43. Learned Counsel for the appellants referred to Dhirendra Kumar v. State of West Bengal : AIR1956Cal437 and State of West Bengal v. Birendra Nath : AIR1955Cal601 . We do nothink these two cases help the appellants. On the contrary, it was pointed out in the aforesaid cases that a rightful owner had a right of re-entry and he could enter even by force, if necessary. If, however, such forcible re-entry is made, the party making such a re-entry does so at his peril and may be held responsible for the consequences. A similar view was expressed in Bandu v. Naba, ILR 15 Bom 238.

44. The Advocate General referred to the provisions of the Government Grants Act which pointedly exclude the provisions of the Transfer of Property Act to any grant or other transfer of land made by or on behalf of the Government in favour of any person whomsoever. It is, however, not necessary to go further into the matter.

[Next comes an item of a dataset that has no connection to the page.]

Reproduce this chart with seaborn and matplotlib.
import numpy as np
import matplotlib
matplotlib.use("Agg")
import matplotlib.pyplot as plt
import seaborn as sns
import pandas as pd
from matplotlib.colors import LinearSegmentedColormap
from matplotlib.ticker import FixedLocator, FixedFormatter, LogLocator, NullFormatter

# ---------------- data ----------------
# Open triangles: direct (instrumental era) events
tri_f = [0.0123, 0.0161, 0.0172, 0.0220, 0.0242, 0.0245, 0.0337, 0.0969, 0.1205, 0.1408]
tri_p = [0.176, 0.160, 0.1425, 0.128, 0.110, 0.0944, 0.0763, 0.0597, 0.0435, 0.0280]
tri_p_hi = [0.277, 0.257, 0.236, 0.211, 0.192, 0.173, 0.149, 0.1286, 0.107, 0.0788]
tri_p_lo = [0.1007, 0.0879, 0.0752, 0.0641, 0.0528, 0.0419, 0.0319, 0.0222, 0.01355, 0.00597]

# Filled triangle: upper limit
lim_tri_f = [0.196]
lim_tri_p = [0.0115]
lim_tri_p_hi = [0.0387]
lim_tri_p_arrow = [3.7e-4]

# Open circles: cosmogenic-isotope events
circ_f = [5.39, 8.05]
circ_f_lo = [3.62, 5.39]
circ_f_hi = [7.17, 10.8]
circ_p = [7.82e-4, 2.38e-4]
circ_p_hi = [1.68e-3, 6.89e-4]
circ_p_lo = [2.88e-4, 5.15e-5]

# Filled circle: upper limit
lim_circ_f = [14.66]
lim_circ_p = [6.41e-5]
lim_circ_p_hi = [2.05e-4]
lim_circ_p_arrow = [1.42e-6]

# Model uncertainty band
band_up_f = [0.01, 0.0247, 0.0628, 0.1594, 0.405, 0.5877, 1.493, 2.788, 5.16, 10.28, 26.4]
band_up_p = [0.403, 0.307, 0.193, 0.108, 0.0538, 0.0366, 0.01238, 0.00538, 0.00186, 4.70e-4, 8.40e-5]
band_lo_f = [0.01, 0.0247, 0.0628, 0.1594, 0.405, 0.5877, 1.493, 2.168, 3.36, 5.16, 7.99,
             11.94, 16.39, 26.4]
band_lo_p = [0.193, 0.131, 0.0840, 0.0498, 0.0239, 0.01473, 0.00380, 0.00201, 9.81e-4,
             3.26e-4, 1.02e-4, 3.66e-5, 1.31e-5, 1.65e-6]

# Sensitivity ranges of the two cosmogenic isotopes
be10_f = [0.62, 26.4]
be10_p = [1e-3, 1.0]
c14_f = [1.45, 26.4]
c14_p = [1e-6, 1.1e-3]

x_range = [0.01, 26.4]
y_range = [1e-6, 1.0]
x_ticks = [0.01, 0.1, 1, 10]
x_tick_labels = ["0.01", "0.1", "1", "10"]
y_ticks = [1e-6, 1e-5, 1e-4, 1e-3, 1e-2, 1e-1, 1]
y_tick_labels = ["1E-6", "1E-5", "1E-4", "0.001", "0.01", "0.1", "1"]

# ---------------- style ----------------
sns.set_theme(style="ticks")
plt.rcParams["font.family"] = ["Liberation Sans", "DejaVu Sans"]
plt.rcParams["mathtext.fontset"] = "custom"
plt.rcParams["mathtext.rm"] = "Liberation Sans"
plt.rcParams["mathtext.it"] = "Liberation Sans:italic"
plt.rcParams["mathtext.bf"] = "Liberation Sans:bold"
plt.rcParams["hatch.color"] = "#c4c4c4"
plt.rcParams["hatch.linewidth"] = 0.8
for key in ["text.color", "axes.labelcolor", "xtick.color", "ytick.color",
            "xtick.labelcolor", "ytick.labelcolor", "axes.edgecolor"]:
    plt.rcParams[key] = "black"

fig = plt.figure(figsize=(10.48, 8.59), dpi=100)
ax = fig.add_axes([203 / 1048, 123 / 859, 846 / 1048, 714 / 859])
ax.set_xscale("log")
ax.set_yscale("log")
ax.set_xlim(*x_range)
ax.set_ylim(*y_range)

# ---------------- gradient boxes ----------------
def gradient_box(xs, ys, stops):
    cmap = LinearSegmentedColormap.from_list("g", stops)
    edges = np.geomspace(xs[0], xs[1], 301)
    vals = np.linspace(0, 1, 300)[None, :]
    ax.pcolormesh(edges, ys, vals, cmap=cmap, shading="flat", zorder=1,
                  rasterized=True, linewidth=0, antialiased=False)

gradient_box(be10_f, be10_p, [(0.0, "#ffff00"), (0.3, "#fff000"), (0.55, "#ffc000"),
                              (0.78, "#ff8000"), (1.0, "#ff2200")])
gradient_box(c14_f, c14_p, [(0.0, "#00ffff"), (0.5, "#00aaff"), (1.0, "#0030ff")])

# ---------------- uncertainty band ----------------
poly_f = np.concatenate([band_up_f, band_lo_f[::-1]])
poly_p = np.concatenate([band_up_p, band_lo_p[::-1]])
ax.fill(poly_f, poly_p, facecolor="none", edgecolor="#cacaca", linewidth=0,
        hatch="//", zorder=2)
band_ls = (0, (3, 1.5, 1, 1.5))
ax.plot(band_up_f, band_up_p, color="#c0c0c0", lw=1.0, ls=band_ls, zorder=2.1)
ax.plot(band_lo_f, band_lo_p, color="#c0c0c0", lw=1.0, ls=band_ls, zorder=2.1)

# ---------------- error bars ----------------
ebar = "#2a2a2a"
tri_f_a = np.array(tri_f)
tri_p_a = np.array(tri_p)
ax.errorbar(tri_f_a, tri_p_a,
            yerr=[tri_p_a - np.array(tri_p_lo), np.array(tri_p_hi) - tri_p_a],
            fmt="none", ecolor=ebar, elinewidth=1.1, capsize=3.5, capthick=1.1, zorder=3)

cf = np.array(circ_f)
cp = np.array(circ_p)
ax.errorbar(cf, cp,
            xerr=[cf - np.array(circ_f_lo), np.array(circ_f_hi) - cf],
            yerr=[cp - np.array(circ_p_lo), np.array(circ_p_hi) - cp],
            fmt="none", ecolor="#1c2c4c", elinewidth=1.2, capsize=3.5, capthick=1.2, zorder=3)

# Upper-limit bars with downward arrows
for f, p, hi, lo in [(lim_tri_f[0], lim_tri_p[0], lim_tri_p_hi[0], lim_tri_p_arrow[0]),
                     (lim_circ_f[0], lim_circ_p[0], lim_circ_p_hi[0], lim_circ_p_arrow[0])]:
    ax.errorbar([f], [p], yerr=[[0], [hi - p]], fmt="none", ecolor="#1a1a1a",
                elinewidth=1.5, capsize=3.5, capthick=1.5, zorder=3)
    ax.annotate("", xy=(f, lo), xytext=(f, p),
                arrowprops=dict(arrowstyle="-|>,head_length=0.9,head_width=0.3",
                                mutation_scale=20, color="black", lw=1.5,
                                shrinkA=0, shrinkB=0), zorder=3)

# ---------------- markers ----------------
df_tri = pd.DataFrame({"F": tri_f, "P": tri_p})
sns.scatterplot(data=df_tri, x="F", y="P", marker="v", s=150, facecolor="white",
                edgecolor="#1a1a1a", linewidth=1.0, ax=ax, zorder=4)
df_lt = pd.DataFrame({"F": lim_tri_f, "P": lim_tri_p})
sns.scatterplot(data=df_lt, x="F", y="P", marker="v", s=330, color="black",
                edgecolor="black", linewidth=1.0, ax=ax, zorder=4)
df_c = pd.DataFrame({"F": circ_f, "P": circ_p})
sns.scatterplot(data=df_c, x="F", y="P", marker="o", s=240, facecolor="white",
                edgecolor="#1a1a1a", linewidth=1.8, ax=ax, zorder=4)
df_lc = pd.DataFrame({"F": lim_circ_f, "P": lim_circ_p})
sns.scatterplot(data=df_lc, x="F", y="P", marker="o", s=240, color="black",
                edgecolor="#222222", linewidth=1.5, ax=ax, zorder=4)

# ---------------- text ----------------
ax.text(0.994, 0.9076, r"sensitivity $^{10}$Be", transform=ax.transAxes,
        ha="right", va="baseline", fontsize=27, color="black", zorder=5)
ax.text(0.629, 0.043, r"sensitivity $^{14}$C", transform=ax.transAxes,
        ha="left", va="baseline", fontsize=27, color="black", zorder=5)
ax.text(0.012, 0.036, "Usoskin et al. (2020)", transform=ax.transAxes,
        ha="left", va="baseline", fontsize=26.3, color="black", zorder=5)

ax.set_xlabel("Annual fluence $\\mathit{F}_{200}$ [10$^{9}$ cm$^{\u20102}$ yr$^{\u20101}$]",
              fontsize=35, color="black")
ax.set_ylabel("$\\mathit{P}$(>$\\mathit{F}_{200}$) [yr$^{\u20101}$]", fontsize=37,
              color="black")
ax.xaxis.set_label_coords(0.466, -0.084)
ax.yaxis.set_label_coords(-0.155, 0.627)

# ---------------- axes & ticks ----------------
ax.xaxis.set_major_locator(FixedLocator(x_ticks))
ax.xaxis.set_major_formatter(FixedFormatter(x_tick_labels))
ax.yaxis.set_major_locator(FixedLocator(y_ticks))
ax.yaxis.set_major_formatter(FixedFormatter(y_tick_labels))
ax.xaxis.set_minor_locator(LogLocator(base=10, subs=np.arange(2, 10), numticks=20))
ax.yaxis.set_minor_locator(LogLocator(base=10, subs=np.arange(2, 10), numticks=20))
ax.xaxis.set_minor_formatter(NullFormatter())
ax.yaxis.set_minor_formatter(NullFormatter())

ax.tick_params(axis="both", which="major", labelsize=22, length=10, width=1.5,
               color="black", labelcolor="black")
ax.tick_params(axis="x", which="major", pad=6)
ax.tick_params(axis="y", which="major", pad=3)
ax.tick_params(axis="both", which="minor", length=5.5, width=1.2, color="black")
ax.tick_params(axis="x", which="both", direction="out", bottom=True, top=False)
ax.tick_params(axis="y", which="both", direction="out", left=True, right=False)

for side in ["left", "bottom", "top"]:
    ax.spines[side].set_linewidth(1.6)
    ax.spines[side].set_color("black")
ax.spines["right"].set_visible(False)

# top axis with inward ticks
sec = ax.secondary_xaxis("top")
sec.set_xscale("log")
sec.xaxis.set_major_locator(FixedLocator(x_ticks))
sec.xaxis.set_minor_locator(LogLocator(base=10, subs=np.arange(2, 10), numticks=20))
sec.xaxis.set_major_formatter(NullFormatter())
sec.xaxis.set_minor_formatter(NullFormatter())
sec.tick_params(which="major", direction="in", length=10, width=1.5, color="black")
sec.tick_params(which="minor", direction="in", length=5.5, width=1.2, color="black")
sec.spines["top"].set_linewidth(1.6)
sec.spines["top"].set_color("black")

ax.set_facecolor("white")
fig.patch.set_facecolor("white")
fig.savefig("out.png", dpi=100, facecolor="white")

45. We are satisfied that Mr. Justice Tandon was right in refusing to issue any writ of mandamus as prayed for by the appellants. We are clearly satisfied that no question of any fundamental right to hold property is involved. Furthermore, the dispute pertains to contractual rights and obligations of the parties and lastly, it is of a nature which cannot be adequately resolved on the allegations made before us in the affidavits of the parties. We, therefore, see no reason to interfere with the order passed by our learned brother. The appeal is dismissed with costs.